'''

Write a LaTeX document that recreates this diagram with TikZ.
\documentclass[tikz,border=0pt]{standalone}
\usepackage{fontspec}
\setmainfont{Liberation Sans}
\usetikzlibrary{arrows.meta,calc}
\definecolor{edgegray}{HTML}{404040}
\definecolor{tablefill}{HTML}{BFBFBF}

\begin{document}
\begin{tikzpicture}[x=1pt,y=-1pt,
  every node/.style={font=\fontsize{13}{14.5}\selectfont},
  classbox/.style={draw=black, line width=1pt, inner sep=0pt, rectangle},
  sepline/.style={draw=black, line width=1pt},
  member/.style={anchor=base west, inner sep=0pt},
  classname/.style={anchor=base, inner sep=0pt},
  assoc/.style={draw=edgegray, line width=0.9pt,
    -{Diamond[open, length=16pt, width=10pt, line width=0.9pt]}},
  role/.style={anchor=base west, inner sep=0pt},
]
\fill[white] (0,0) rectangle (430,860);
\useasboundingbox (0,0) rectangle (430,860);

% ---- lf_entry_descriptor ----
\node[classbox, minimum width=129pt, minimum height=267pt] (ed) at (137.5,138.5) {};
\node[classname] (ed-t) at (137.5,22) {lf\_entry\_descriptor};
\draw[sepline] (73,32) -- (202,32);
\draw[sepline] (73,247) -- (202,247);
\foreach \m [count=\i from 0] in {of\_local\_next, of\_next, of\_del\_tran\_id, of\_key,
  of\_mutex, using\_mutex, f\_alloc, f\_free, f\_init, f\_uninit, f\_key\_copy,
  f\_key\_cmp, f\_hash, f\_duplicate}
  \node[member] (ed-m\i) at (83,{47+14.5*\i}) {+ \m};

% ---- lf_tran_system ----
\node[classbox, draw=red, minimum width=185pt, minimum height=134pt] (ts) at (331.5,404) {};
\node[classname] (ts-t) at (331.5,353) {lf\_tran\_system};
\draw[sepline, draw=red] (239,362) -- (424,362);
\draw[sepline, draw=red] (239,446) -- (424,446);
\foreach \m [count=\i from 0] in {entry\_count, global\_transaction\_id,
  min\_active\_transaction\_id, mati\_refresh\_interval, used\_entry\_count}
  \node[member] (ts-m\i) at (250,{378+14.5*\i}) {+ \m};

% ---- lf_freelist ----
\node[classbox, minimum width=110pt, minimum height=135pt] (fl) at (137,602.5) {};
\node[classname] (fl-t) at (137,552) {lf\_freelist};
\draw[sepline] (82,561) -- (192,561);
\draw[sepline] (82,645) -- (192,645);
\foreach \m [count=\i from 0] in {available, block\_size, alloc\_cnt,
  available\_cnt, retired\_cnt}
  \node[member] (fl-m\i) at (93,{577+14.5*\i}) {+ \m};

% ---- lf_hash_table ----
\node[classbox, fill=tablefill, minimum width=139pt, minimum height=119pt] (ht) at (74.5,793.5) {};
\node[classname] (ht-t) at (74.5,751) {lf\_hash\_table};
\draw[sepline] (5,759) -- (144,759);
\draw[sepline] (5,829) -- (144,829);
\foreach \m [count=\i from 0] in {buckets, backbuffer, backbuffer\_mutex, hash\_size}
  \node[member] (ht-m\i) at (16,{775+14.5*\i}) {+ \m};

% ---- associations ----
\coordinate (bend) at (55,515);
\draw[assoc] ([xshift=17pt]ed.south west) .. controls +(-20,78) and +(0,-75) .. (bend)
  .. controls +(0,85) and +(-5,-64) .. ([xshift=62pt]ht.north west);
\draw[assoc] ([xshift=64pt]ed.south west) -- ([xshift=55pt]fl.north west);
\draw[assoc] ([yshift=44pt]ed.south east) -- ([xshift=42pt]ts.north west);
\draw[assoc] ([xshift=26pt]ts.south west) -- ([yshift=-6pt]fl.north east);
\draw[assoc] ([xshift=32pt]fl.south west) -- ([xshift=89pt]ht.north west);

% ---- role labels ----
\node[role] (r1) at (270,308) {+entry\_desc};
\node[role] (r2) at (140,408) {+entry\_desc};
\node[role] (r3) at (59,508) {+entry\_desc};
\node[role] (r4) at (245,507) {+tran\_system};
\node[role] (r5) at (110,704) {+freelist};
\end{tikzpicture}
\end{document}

'''

Task -> Print again each line of the listing above, exactly as it appears.

Exercise result ->
Write a LaTeX document that recreates this diagram with TikZ.
\documentclass[tikz,border=0pt]{standalone}
\usepackage{fontspec}
\setmainfont{Liberation Sans}
\usetikzlibrary{arrows.meta,calc}
\definecolor{edgegray}{HTML}{404040}
\definecolor{tablefill}{HTML}{BFBFBF}

\begin{document}
\begin{tikzpicture}[x=1pt,y=-1pt,
  every node/.style={font=\fontsize{13}{14.5}\selectfont},
  classbox/.style={draw=black, line width=1pt, inner sep=0pt, rectangle},
  sepline/.style={draw=black, line width=1pt},
  member/.style={anchor=base west, inner sep=0pt},
  classname/.style={anchor=base, inner sep=0pt},
  assoc/.style={draw=edgegray, line width=0.9pt,
    -{Diamond[open, length=16pt, width=10pt, line width=0.9pt]}},
  role/.style={anchor=base west, inner sep=0pt},
]
\fill[white] (0,0) rectangle (430,860);
\useasboundingbox (0,0) rectangle (430,860);

% ---- lf_entry_descriptor ----
\node[classbox, minimum width=129pt, minimum height=267pt] (ed) at (137.5,138.5) {};
\node[classname] (ed-t) at (137.5,22) {lf\_entry\_descriptor};
\draw[sepline] (73,32) -- (202,32);
\draw[sepline] (73,247) -- (202,247);
\foreach \m [count=\i from 0] in {of\_local\_next, of\_next, of\_del\_tran\_id, of\_key,
  of\_mutex, using\_mutex, f\_alloc, f\_free, f\_init, f\_uninit, f\_key\_copy,
  f\_key\_cmp, f\_hash, f\_duplicate}
  \node[member] (ed-m\i) at (83,{47+14.5*\i}) {+ \m};

% ---- lf_tran_system ----
\node[classbox, draw=red, minimum width=185pt, minimum height=134pt] (ts) at (331.5,404) {};
\node[classname] (ts-t) at (331.5,353) {lf\_tran\_system};
\draw[sepline, draw=red] (239,362) -- (424,362);
\draw[sepline, draw=red] (239,446) -- (424,446);
\foreach \m [count=\i from 0] in {entry\_count, global\_transaction\_id,
  min\_active\_transaction\_id, mati\_refresh\_interval, used\_entry\_count}
  \node[member] (ts-m\i) at (250,{378+14.5*\i}) {+ \m};

% ---- lf_freelist ----
\node[classbox, minimum width=110pt, minimum height=135pt] (fl) at (137,602.5) {};
\node[classname] (fl-t) at (137,552) {lf\_freelist};
\draw[sepline] (82,561) -- (192,561);
\draw[sepline] (82,645) -- (192,645);
\foreach \m [count=\i from 0] in {available, block\_size, alloc\_cnt,
  available\_cnt, retired\_cnt}
  \node[member] (fl-m\i) at (93,{577+14.5*\i}) {+ \m};

% ---- lf_hash_table ----
\node[classbox, fill=tablefill, minimum width=139pt, minimum height=119pt] (ht) at (74.5,793.5) {};
\node[classname] (ht-t) at (74.5,751) {lf\_hash\_table};
\draw[sepline] (5,759) -- (144,759);
\draw[sepline] (5,829) -- (144,829);
\foreach \m [count=\i from 0] in {buckets, backbuffer, backbuffer\_mutex, hash\_size}
  \node[member] (ht-m\i) at (16,{775+14.5*\i}) {+ \m};

% ---- associations ----
\coordinate (bend) at (55,515);
\draw[assoc] ([xshift=17pt]ed.south west) .. controls +(-20,78) and +(0,-75) .. (bend)
  .. controls +(0,85) and +(-5,-64) .. ([xshift=62pt]ht.north west);
\draw[assoc] ([xshift=64pt]ed.south west) -- ([xshift=55pt]fl.north west);
\draw[assoc] ([yshift=44pt]ed.south east) -- ([xshift=42pt]ts.north west);
\draw[assoc] ([xshift=26pt]ts.south west) -- ([yshift=-6pt]fl.north east);
\draw[assoc] ([xshift=32pt]fl.south west) -- ([xshift=89pt]ht.north west);

% ---- role labels ----
\node[role] (r1) at (270,308) {+entry\_desc};
\node[role] (r2) at (140,408) {+entry\_desc};
\node[role] (r3) at (59,508) {+entry\_desc};
\node[role] (r4) at (245,507) {+tran\_system};
\node[role] (r5) at (110,704) {+freelist};
\end{tikzpicture}
\end{document}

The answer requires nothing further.